Friday, April 15, 2016

Look at this

Here's another quote I wanted to remember from Why We Write About Ourselves: Twenty Memoirists on Why They Expose Themselves (and Others) in the Name of Literature, ed. by Meredith Maran. This one is fromJames McBride:

"You don’t write it to show how smart you are or how dumb they are. You’re trying to share from a sense of humbleness."

It is in the same ballpark as this one from Darin Strauss in the same book:

"If nonfiction is any good, it has to be harder on the protagonist than on anybody else."

I think these quotes apply not only to memoir but to fiction as well, and they dovetail with the advice not to protect your characters too much. There's a vulnerability in sharing a story. Reading the written word is in some ways an intimate act; it's like a whisper in the ear. "Look what I discovered," the writer tells the reader, not in a boastful way, but in the way one person might call another to a window to see a rainbow, a tornado, a falling star. Look at this amazing world we live in; this scary, funny, perplexing, beautiful, horrifying, sweet, mysterious world.
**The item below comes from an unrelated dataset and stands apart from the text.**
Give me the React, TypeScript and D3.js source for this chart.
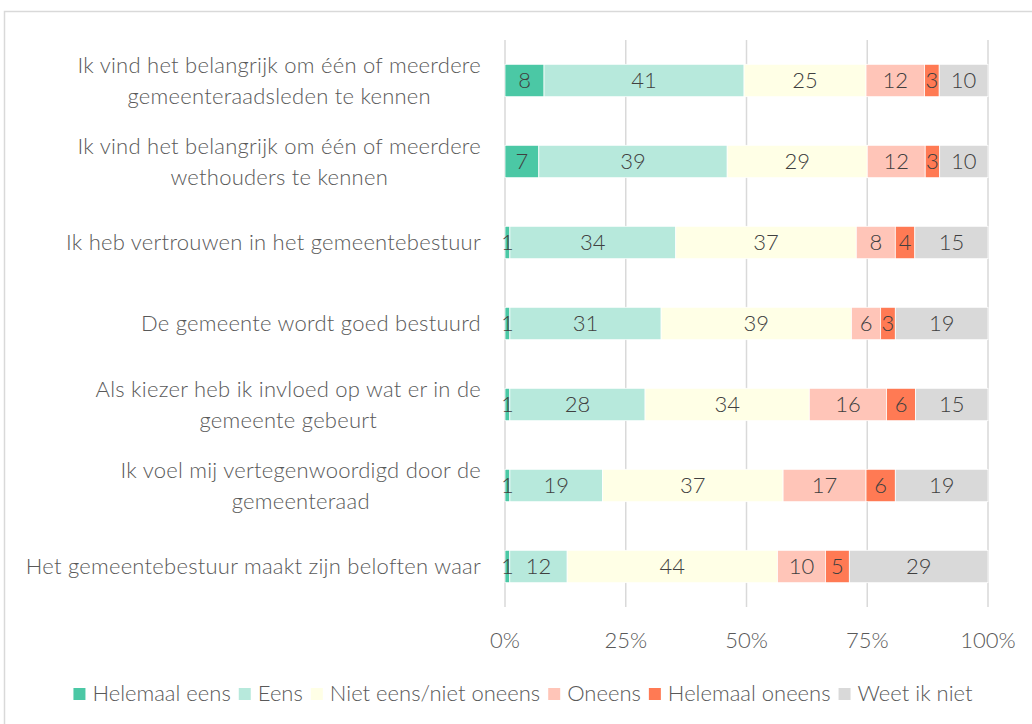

  1. I'd like to share an autobiographical work someday. In order to be successful at it, I need to be somewhat emotionally removed from certain events I'd experienced. Otherwise I think I'd lose readers with my angry ranting, even if I have every reason to be angry and ranting.

    1. A couple of the writers talked about that--how we need perspective, understanding, before we can approach certain aspects of our lives on the page.